▶ **BRIEF**
Copy everything in the listing below word for word, apart from any images.

▶ **SOURCE DATA**
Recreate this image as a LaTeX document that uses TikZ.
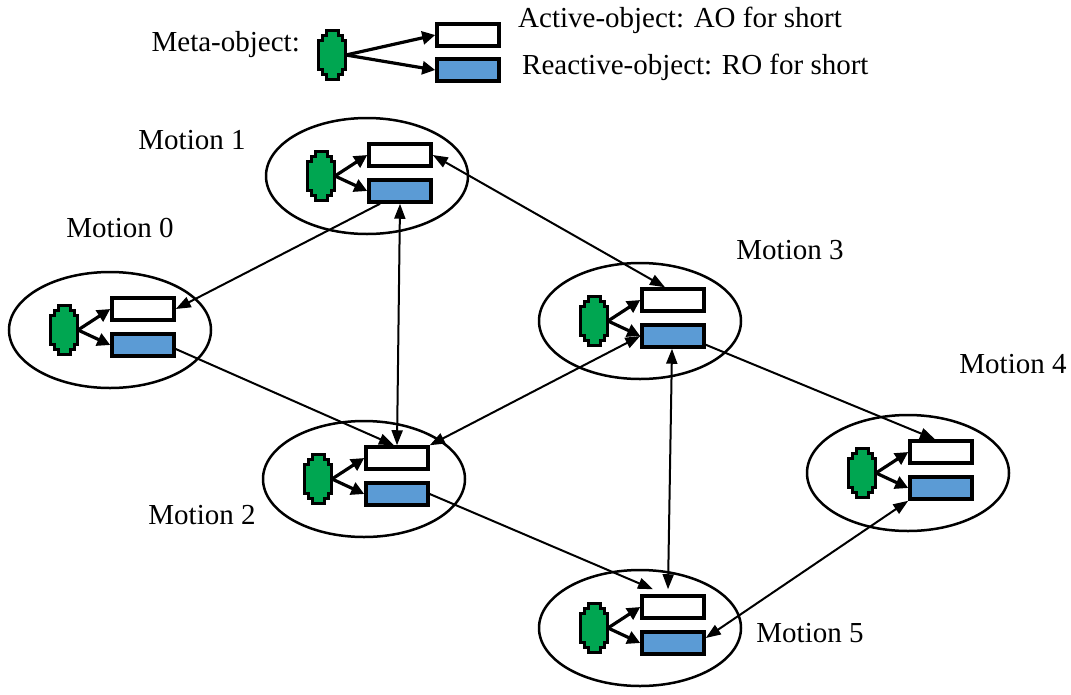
\documentclass[tikz,border=0pt]{standalone}
\usepackage{fontspec}
\setmainfont{Liberation Serif}
\usetikzlibrary{arrows.meta,calc,shapes.geometric}
\definecolor{mgreen}{RGB}{0,166,81}
\definecolor{rblue}{RGB}{91,155,213}
\tikzset{
 ell/.style={ellipse, draw, line width=2.5pt, minimum width=202pt, minimum height=116pt, inner sep=0pt},
 aobox/.style={rectangle, draw, line width=3.5pt, fill=white, minimum width=62pt, minimum height=22pt, inner sep=0pt},
 robox/.style={aobox, fill=rblue},
 inarr/.style={line width=3.2pt, -{Triangle[length=13pt,width=13pt]}},
 link/.style={line width=2pt, -{Triangle[length=15pt,width=11pt]}},
 dlink/.style={line width=2pt, {Triangle[length=15pt,width=11pt]}-{Triangle[length=15pt,width=11pt]}},
 lbl/.style={font=\fontsize{29}{34}\selectfont, inner sep=0pt},
 metashape/.style={fill=mgreen, draw=black, line width=3pt, line join=miter}
}
\newcommand\metaobj[3]{% name, x, y
  \draw[metashape, shift={(#2,#3)}] (-6,-24.5) -- (6,-24.5) -- (6,-19.5) -- (10,-19.5) -- (10,-14.5) -- (13.5,-14.5) -- (13.5,14.5) -- (10,14.5) -- (10,19.5) -- (6,19.5) -- (6,24.5) -- (-6,24.5) -- (-6,19.5) -- (-10,19.5) -- (-10,14.5) -- (-13.5,14.5) -- (-13.5,-14.5) -- (-10,-14.5) -- (-10,-19.5) -- (-6,-19.5) -- cycle;
  \coordinate (#1) at (#2+14,#3);
}
\newcommand\motionunit[3]{% id, gx, gy
  \node[ell] (e#1) at (#2+46,#3) {};
  \node[aobox] (w#1) at (#2+79,#3-21) {};
  \node[robox] (b#1) at (#2+79,#3+15) {};
  \metaobj{g#1}{#2}{#3}
  \draw[inarr] (g#1) -- (w#1.west);
  \draw[inarr] (g#1) -- (b#1.west);
}
\begin{document}
\begin{tikzpicture}[x=1pt,y=-1pt]
\useasboundingbox (0,0) rectangle (1071,694);
% legend
\metaobj{gl}{332}{55}
\node[aobox] (wl) at (468,35) {};
\node[robox] (bl) at (468,70) {};
\draw[inarr] (gl) -- (wl.west);
\draw[inarr] (gl) -- (bl.west);
\node[lbl, anchor=east] (tmeta) at (300,45) {Meta-object:};
\node[lbl, anchor=west] (tao) at (518,20) {Active-object: AO for short};
\node[lbl, anchor=west] (tro) at (522,67) {Reactive-object: RO for short};
% motions
\motionunit{0}{64}{330}
\motionunit{1}{321}{176}
\motionunit{2}{318}{479}
\motionunit{3}{594}{321}
\motionunit{4}{862}{473}
\motionunit{5}{594}{628}
% labels
\node[lbl] (l0) at (120,228) {Motion 0};
\node[lbl] (l1) at (192,140) {Motion 1};
\node[lbl] (l2) at (202,515) {Motion 2};
\node[lbl] (l3) at (790,250) {Motion 3};
\node[lbl] (l4) at (1013,364) {Motion 4};
\node[lbl] (l5) at (810,633) {Motion 5};
% connectors
\draw[link] ($(b1.south)+(-20,0)$) -- (w0.east);
\draw[dlink] (b1.south) -- (w2.north);
\draw[dlink] (w1.east) -- ($(w3.north)+(-8,0)$);
\draw[link] ($(b0.east)+(0,4)$) -- ($(w2.north)+(-3,0)$);
\draw[dlink] (w2.north east) -- (b3.west);
\draw[link] (b2.east) -- ($(w5.north)+(-20,-5)$);
\draw[dlink] ($(b3.south)+(-1,0)$) -- ($(w5.north)+(-5,-5)$);
\draw[link] ($(b3.south east)+(0,-4)$) -- ($(w4.north)+(-6,0)$);
\draw[dlink] ($(b5.east)+(0,-5)$) -- (b4.south west);
\end{tikzpicture}
\end{document}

▶ **RESULT**
Recreate this image as a LaTeX document that uses TikZ.
\documentclass[tikz,border=0pt]{standalone}
\usepackage{fontspec}
\setmainfont{Liberation Serif}
\usetikzlibrary{arrows.meta,calc,shapes.geometric}
\definecolor{mgreen}{RGB}{0,166,81}
\definecolor{rblue}{RGB}{91,155,213}
\tikzset{
 ell/.style={ellipse, draw, line width=2.5pt, minimum width=202pt, minimum height=116pt, inner sep=0pt},
 aobox/.style={rectangle, draw, line width=3.5pt, fill=white, minimum width=62pt, minimum height=22pt, inner sep=0pt},
 robox/.style={aobox, fill=rblue},
 inarr/.style={line width=3.2pt, -{Triangle[length=13pt,width=13pt]}},
 link/.style={line width=2pt, -{Triangle[length=15pt,width=11pt]}},
 dlink/.style={line width=2pt, {Triangle[length=15pt,width=11pt]}-{Triangle[length=15pt,width=11pt]}},
 lbl/.style={font=\fontsize{29}{34}\selectfont, inner sep=0pt},
 metashape/.style={fill=mgreen, draw=black, line width=3pt, line join=miter}
}
\newcommand\metaobj[3]{% name, x, y
  \draw[metashape, shift={(#2,#3)}] (-6,-24.5) -- (6,-24.5) -- (6,-19.5) -- (10,-19.5) -- (10,-14.5) -- (13.5,-14.5) -- (13.5,14.5) -- (10,14.5) -- (10,19.5) -- (6,19.5) -- (6,24.5) -- (-6,24.5) -- (-6,19.5) -- (-10,19.5) -- (-10,14.5) -- (-13.5,14.5) -- (-13.5,-14.5) -- (-10,-14.5) -- (-10,-19.5) -- (-6,-19.5) -- cycle;
  \coordinate (#1) at (#2+14,#3);
}
\newcommand\motionunit[3]{% id, gx, gy
  \node[ell] (e#1) at (#2+46,#3) {};
  \node[aobox] (w#1) at (#2+79,#3-21) {};
  \node[robox] (b#1) at (#2+79,#3+15) {};
  \metaobj{g#1}{#2}{#3}
  \draw[inarr] (g#1) -- (w#1.west);
  \draw[inarr] (g#1) -- (b#1.west);
}
\begin{document}
\begin{tikzpicture}[x=1pt,y=-1pt]
\useasboundingbox (0,0) rectangle (1071,694);
% legend
\metaobj{gl}{332}{55}
\node[aobox] (wl) at (468,35) {};
\node[robox] (bl) at (468,70) {};
\draw[inarr] (gl) -- (wl.west);
\draw[inarr] (gl) -- (bl.west);
\node[lbl, anchor=east] (tmeta) at (300,45) {Meta-object:};
\node[lbl, anchor=west] (tao) at (518,20) {Active-object: AO for short};
\node[lbl, anchor=west] (tro) at (522,67) {Reactive-object: RO for short};
% motions
\motionunit{0}{64}{330}
\motionunit{1}{321}{176}
\motionunit{2}{318}{479}
\motionunit{3}{594}{321}
\motionunit{4}{862}{473}
\motionunit{5}{594}{628}
% labels
\node[lbl] (l0) at (120,228) {Motion 0};
\node[lbl] (l1) at (192,140) {Motion 1};
\node[lbl] (l2) at (202,515) {Motion 2};
\node[lbl] (l3) at (790,250) {Motion 3};
\node[lbl] (l4) at (1013,364) {Motion 4};
\node[lbl] (l5) at (810,633) {Motion 5};
% connectors
\draw[link] ($(b1.south)+(-20,0)$) -- (w0.east);
\draw[dlink] (b1.south) -- (w2.north);
\draw[dlink] (w1.east) -- ($(w3.north)+(-8,0)$);
\draw[link] ($(b0.east)+(0,4)$) -- ($(w2.north)+(-3,0)$);
\draw[dlink] (w2.north east) -- (b3.west);
\draw[link] (b2.east) -- ($(w5.north)+(-20,-5)$);
\draw[dlink] ($(b3.south)+(-1,0)$) -- ($(w5.north)+(-5,-5)$);
\draw[link] ($(b3.south east)+(0,-4)$) -- ($(w4.north)+(-6,0)$);
\draw[dlink] ($(b5.east)+(0,-5)$) -- (b4.south west);
\end{tikzpicture}
\end{document}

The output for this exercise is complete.